### AIM OF THE EXERCISE
Repeat the material verbatim and drop the pictures.

* * *

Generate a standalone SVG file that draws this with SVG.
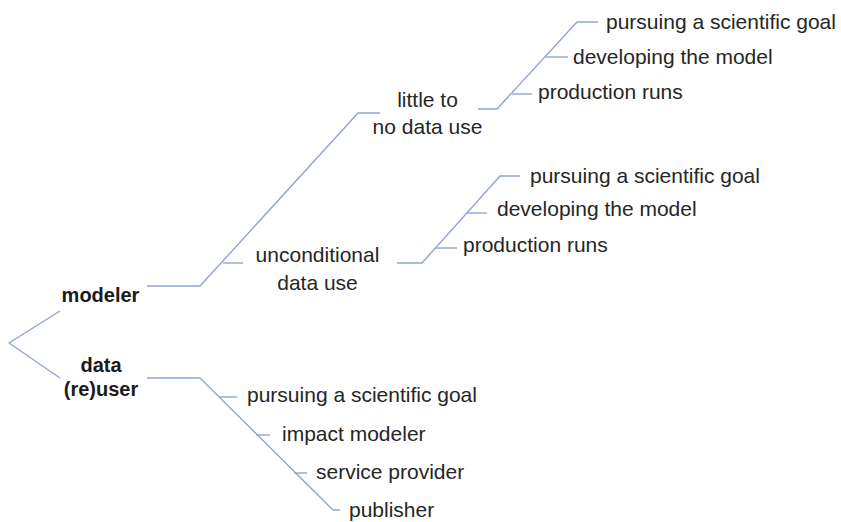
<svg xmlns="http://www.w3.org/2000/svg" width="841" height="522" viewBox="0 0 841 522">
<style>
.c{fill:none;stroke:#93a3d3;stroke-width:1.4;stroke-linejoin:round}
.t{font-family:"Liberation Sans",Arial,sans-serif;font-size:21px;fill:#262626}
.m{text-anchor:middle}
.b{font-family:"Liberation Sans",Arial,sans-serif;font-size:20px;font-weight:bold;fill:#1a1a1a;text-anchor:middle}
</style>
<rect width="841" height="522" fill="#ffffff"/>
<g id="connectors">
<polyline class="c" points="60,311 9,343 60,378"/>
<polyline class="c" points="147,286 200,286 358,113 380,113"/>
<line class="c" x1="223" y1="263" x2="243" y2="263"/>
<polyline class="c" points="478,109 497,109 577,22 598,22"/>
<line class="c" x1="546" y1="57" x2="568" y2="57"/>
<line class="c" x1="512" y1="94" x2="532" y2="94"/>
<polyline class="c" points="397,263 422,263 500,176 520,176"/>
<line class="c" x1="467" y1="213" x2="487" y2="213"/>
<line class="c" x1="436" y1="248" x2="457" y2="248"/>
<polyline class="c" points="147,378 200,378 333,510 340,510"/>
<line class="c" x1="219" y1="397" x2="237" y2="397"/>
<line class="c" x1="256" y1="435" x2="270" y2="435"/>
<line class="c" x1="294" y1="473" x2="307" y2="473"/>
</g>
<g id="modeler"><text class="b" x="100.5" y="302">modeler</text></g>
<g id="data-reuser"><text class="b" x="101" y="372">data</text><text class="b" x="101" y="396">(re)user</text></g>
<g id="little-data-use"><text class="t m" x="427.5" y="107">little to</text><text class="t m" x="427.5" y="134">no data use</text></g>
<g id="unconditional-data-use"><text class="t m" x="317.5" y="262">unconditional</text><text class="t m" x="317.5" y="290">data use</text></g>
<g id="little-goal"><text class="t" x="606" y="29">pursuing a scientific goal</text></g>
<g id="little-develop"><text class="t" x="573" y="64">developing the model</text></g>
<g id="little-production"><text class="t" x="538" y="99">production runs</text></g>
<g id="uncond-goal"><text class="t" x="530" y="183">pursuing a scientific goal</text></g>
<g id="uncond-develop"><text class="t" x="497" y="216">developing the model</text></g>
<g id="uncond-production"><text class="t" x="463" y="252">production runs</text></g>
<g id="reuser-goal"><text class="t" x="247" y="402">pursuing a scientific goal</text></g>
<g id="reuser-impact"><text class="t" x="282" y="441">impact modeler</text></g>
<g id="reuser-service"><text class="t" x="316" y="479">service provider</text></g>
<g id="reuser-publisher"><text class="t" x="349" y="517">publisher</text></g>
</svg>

* * *

### CORRECT ANSWER
Generate a standalone SVG file that draws this with SVG.
<svg xmlns="http://www.w3.org/2000/svg" width="841" height="522" viewBox="0 0 841 522">
<style>
.c{fill:none;stroke:#93a3d3;stroke-width:1.4;stroke-linejoin:round}
.t{font-family:"Liberation Sans",Arial,sans-serif;font-size:21px;fill:#262626}
.m{text-anchor:middle}
.b{font-family:"Liberation Sans",Arial,sans-serif;font-size:20px;font-weight:bold;fill:#1a1a1a;text-anchor:middle}
</style>
<rect width="841" height="522" fill="#ffffff"/>
<g id="connectors">
<polyline class="c" points="60,311 9,343 60,378"/>
<polyline class="c" points="147,286 200,286 358,113 380,113"/>
<line class="c" x1="223" y1="263" x2="243" y2="263"/>
<polyline class="c" points="478,109 497,109 577,22 598,22"/>
<line class="c" x1="546" y1="57" x2="568" y2="57"/>
<line class="c" x1="512" y1="94" x2="532" y2="94"/>
<polyline class="c" points="397,263 422,263 500,176 520,176"/>
<line class="c" x1="467" y1="213" x2="487" y2="213"/>
<line class="c" x1="436" y1="248" x2="457" y2="248"/>
<polyline class="c" points="147,378 200,378 333,510 340,510"/>
<line class="c" x1="219" y1="397" x2="237" y2="397"/>
<line class="c" x1="256" y1="435" x2="270" y2="435"/>
<line class="c" x1="294" y1="473" x2="307" y2="473"/>
</g>
<g id="modeler"><text class="b" x="100.5" y="302">modeler</text></g>
<g id="data-reuser"><text class="b" x="101" y="372">data</text><text class="b" x="101" y="396">(re)user</text></g>
<g id="little-data-use"><text class="t m" x="427.5" y="107">little to</text><text class="t m" x="427.5" y="134">no data use</text></g>
<g id="unconditional-data-use"><text class="t m" x="317.5" y="262">unconditional</text><text class="t m" x="317.5" y="290">data use</text></g>
<g id="little-goal"><text class="t" x="606" y="29">pursuing a scientific goal</text></g>
<g id="little-develop"><text class="t" x="573" y="64">developing the model</text></g>
<g id="little-production"><text class="t" x="538" y="99">production runs</text></g>
<g id="uncond-goal"><text class="t" x="530" y="183">pursuing a scientific goal</text></g>
<g id="uncond-develop"><text class="t" x="497" y="216">developing the model</text></g>
<g id="uncond-production"><text class="t" x="463" y="252">production runs</text></g>
<g id="reuser-goal"><text class="t" x="247" y="402">pursuing a scientific goal</text></g>
<g id="reuser-impact"><text class="t" x="282" y="441">impact modeler</text></g>
<g id="reuser-service"><text class="t" x="316" y="479">service provider</text></g>
<g id="reuser-publisher"><text class="t" x="349" y="517">publisher</text></g>
</svg>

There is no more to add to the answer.